With the new flood of investments underway, a colleague recently described the fast-changing digital landscape this way:
“So many 3D authoring companies are joining the competitive fray, and all say they’re doing something different. But if there’s a way to bring it all together so we can all communicate and create, develop, and execute faster, pretty soon everyone is great. The sum of all parts, in our case, is indeed the whole.”
The Orchids web platform is in beta testing, and a number of companies are using it in pilot programs.
In one pilot, a large British brand working with a leading factory in Asia leveraged 3D models generated by one of the fashion industry's most trusted authoring tools. From the models, the brand used the Orchids platform to create over 250 designs in 3D and present them virtually to a potential buyer. The process typically takes ten days but was reduced to two thanks to how the platform made it easy for a designer without 3D skills to develop the products and use its collaboration capabilities.

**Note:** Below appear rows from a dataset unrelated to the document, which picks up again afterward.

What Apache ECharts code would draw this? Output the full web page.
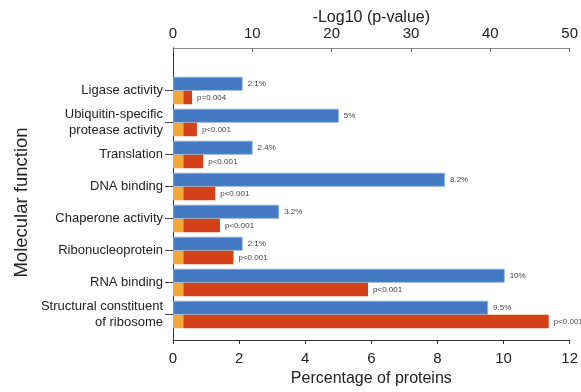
<!DOCTYPE html>
<html>
<head>
<meta charset="utf-8">
<script src="https://cdn.jsdelivr.net/npm/echarts@6/dist/echarts.min.js"></script>
<style>
  html, body { margin: 0; padding: 0; background: #fff; }
  #chart { width: 581px; height: 392px; }
</style>
</head>
<body>
<div id="chart"></div>
<script>
// Molecular function categories, top to bottom
const categories = [
  'Ligase activity',
  'Ubiquitin-specific\nprotease activity',
  'Translation',
  'DNA binding',
  'Chaperone activity',
  'Ribonucleoprotein',
  'RNA binding',
  'Structural constituent\nof ribosome'
];
// Share of proteins in each category (%)
const percentValues = [2.1, 5, 2.4, 8.2, 3.2, 2.1, 10, 9.5];
// Enrichment significance, -log10(p)
const logPValues = [2.4, 3.0, 3.8, 5.3, 5.9, 7.6, 24.5, 47.2];
// p-value annotations
const pLabels = ['p=0.004', 'p<0.001', 'p<0.001', 'p<0.001', 'p<0.001', 'p<0.001', 'p<0.001', 'p<0.001'];
// Significance cut-off, -log10(0.05)
const threshold = 1.3;

// Tick values
const percentTicks = { min: 0, max: 12, interval: 2 };
const logTicks = { min: 0, max: 50, interval: 10 };

const FONT = '"Liberation Sans", Arial, sans-serif';
const BLUE = '#4279c2';
const RED = '#d44119';
const ORANGE = '#f4a83a';

const chart = echarts.init(document.getElementById('chart'), null, { renderer: 'canvas' });

const option = {
  animation: false,
  textStyle: { fontFamily: FONT },
  grid: [
    // frame: carries the visible axes
    { left: 173, right: 10, top: 48, bottom: 46, containLabel: false },
    // plotting band for the bars
    { left: 173, right: 10, top: 74.5, bottom: 61.5, containLabel: false }
  ],
  xAxis: [
    {
      gridIndex: 0, type: 'value', position: 'bottom',
      min: percentTicks.min, max: percentTicks.max, interval: percentTicks.interval,
      name: 'Percentage of proteins', nameLocation: 'middle', nameGap: 31,
      nameMoveOverlap: false,
      nameTextStyle: { fontSize: 16, color: '#222', fontFamily: FONT },
      axisLine: { show: true, lineStyle: { color: '#333', width: 1 } },
      axisTick: { show: true, inside: false, length: 4, lineStyle: { color: '#333' } },
      axisLabel: { fontSize: 15, color: '#222', margin: 11, fontFamily: FONT },
      splitLine: { show: false }
    },
    {
      gridIndex: 0, type: 'value', position: 'top',
      min: logTicks.min, max: logTicks.max, interval: logTicks.interval,
      name: '-Log10 (p-value)', nameLocation: 'middle', nameGap: 22,
      nameMoveOverlap: false,
      nameTextStyle: { fontSize: 16, color: '#222', fontFamily: FONT },
      axisLine: { show: true, lineStyle: { color: '#888', width: 1 } },
      axisTick: { show: true, inside: true, length: 4, lineStyle: { color: '#666' } },
      axisLabel: { fontSize: 15, color: '#222', margin: 7, fontFamily: FONT },
      splitLine: { show: false }
    },
    {
      gridIndex: 1, type: 'value', show: false,
      min: percentTicks.min, max: percentTicks.max
    },
    {
      gridIndex: 1, type: 'value', show: false,
      min: logTicks.min, max: logTicks.max
    }
  ],
  yAxis: [
    {
      gridIndex: 0, type: 'value', min: 0, max: 1,
      axisLine: { show: true, lineStyle: { color: '#333', width: 1 } },
      axisTick: { show: false }, axisLabel: { show: false }, splitLine: { show: false }
    },
    {
      gridIndex: 1, type: 'category', data: categories, inverse: true,
      name: 'Molecular function', nameLocation: 'middle', nameGap: 142,
      nameMoveOverlap: false,
      nameTextStyle: { fontSize: 18.5, color: '#222', fontFamily: FONT },
      axisLine: { show: false },
      axisTick: { show: true, alignWithLabel: true, length: 8, lineStyle: { color: '#444' } },
      axisLabel: { fontSize: 13, color: '#222', margin: 10, lineHeight: 15.5, align: 'right', fontFamily: FONT },
      splitLine: { show: false }
    }
  ],
  series: [
    {
      name: 'Percentage of proteins',
      type: 'bar', xAxisIndex: 2, yAxisIndex: 1,
      data: percentValues,
      barWidth: 14, barGap: '0%',
      itemStyle: { color: BLUE, borderColor: '#8fb2e0', borderWidth: 0.8 },
      label: {
        show: true, position: 'right', distance: 5,
        fontSize: 8, color: '#444', fontFamily: FONT,
        formatter: p => p.value + '%'
      }
    },
    {
      name: 'Threshold',
      type: 'bar', xAxisIndex: 3, yAxisIndex: 1, stack: 'p',
      data: categories.map(() => threshold),
      barWidth: 13.5, barGap: '0%',
      itemStyle: { color: ORANGE }
    },
    {
      name: '-Log10 (p-value)',
      type: 'bar', xAxisIndex: 3, yAxisIndex: 1, stack: 'p',
      data: logPValues.map(v => v - threshold),
      barWidth: 13.5, barGap: '0%',
      itemStyle: { color: RED },
      label: {
        show: true, position: 'right', distance: 5,
        fontSize: 8, color: '#444', fontFamily: FONT,
        formatter: p => pLabels[p.dataIndex]
      }
    }
  ]
};

chart.setOption(option);
</script>
</body>
</html>
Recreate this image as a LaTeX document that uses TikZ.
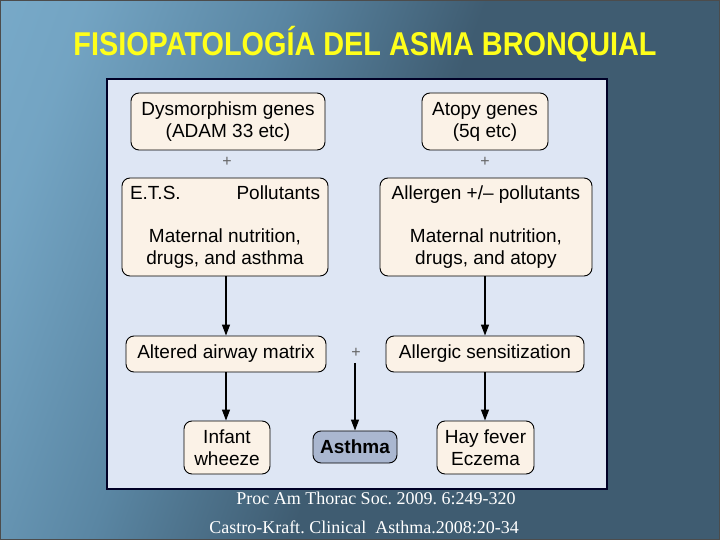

That’s just one of many examples of greater efficiencies achieved in the pilots. In the end, our goal is to help companies leverage their 3D investments by giving them greater volume and speed — and a new way to communicate.
There are perks, too. With working remotely now the norm, let’s set a scene that the Orchids web platform makes possible: while relaxing after dinner at home, you decide to review the latest 3D design iteration for a new collection. Using your tablet, you tweak the design and comment on it, then share everything with anyone you want. All between sips of wine.